I sympathize deeply with these concerns. But I would suggest that moving toward a higher-level programming language is a solid choice--like investing money rather than spending it. Because after a period of investment in learning the language, you will experience not only the joy and power of getting more done in less time, but also of having more control and conceiving your programs at a higher level. That value is inestimable.
Second, you might consider what I once heard a very experienced programmer say in an Object-Oriented Programming course: "Program for a month or two, and then re-consider the organization of your program and throw your rough draft away.

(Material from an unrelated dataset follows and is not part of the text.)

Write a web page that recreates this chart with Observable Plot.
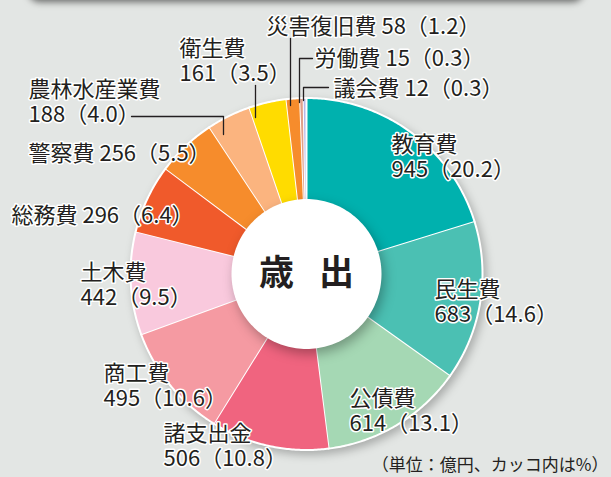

You'll more than make up the time with a superior architecture and rather than struggling with one sand trap after another, glide through the fairways with the benefit of 20-20 hindsight." That remark applies to moving from a lower-level language to a higher-level one.
This book focuses on programming in Mathematica, but Mathematica is much, much more than a powerful programming language--it is a scientific computing environment. I predict it will grow in useful functionality quicker than any of us can keep up with it.